Paying a high-interest rate on a credit card – or multiple credit cards – makes you feel as if you’re running on a hamster wheel with no way of escaping the descent into debt.
Then you receive an offer for a personal loan and suddenly you realize you may have found a way to pay off your credit card debt in a much quicker, less painful way.
But, as with anything, there are pros and cons to swapping credit card debt for a personal loan. Make sure you’re fully aware of what you are getting yourself into before signing on the dotted line.
Should I Get a Personal Loan to Pay Off Credit Card Debt?
Pros of Getting a Personal Loan
1. Lower interest rates
If you’re having trouble chipping away at your debt because a high-interest rate keeps you from attacking the principal balance, you could alleviate the problem by taking on a personal loan.
The interest rate you will receive on a personal loan is dependent upon your current credit health and the lender you choose to go with. Current rates are being advertised as low as 5.99 percent, but you could also find some as high as 20 percent.
Credit card rates have an even larger spread – some offer introductory rates as low as 0 percent and others cap out at the maximum rate of 29.99 percent.
The bottom line: Know what you are currently being charged and see if a personal loan can beat it.
2. Consolidated monthly payments and set repayment terms
Paying multiple credit cards at various times of the month can get tricky, sometimes leading to late or missing payments. This, in turn, can wreak havoc on your credit score.
Taking on a personal loan and paying off your credit card means you just need to make one monthly payment.
In addition, this one monthly payment is predictable – you will pay X for X amount of months before the loan is paid off. This can add stability to your monthly debt payments while also giving you a much clearer picture of what you need to do in order to reach debt freedom.
3. Diversifying your credit types
According to FICO, your credit mix determines 10 percent of your score. This means the greater diversification you have between all types of credit – credit cards, installment loans, mortgage loans, etc. – the better.

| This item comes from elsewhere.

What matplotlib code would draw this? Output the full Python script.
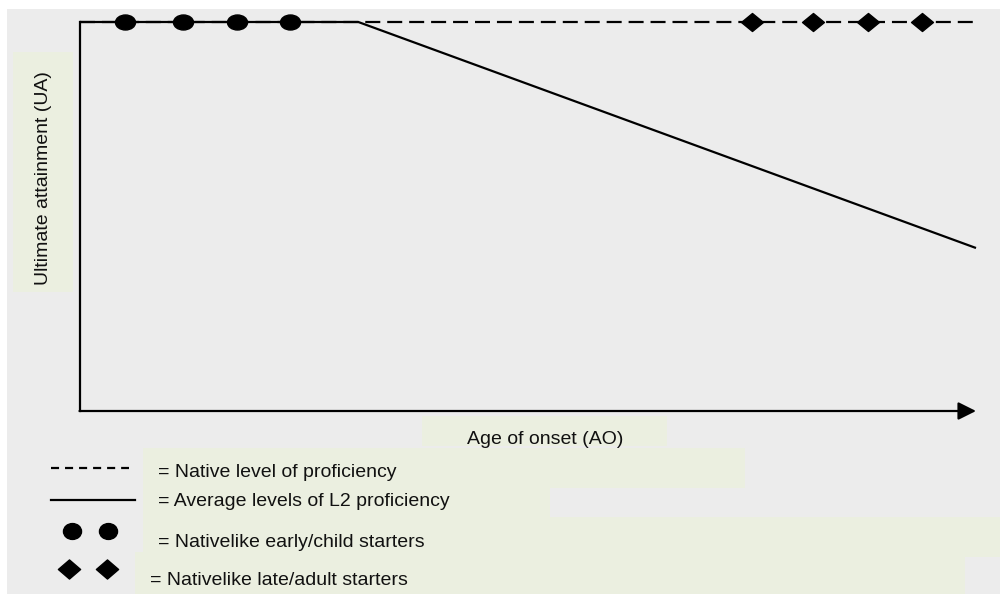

If all you have are several different credit cards, your score could be negatively impacted. Therefore, taking on a personal loan — also known as an installment loan – could give your score a small boost.
Cons of Getting a Personal Loan
1. Never addressing the debt
Paying off your credit cards with a personal loan can be a great option on the path to getting out of debt – if you agree to stop using your credit cards and address how they became an issue in the first place.
If you opt to continue using your cards, beware of the larger problem you’ll be facing down the road – credit card debt plus a personal loan to pay off.
Taking on a personal loan won’t get you out of debt, only dedication and a solid plan will.
2. No payment flexibility
A personal loan will most certainly streamline your finances by rolling everything into one monthly payment, but while credit cards offer the minimum payment option, personal loans do not. Therefore, if the fixed payment amount on your personal loan could place a strain on your budget, it might not be the best option for you.
Personal loans are not always the low-cost option – especially if your credit isn’t in top shape, to begin with. It’s important to understand exactly what the terms of your loan are and if they are considerably more favorable than your current credit card, or if the financial strain will be greater in the long run.
What is right for you?
Is taking on a personal loan to pay off your credit card debt a good option for you?
The answer is…it depends.
There are several different factors that can determine if this is the right path to go down:
- your credit and financial health
- the amount of credit card debt you carry
- the personal loan terms being offered
- your dedication to becoming debt-free – just to name a few
If you are in good standing with your credit card company, you might begin by simply asking for a lower interest rate. This could alleviate the problem without having to take on a personal loan.
Whatever you choose, make sure it will create a better financial situation for yourself over the long-term, not simply place a band-aid over the problem for now.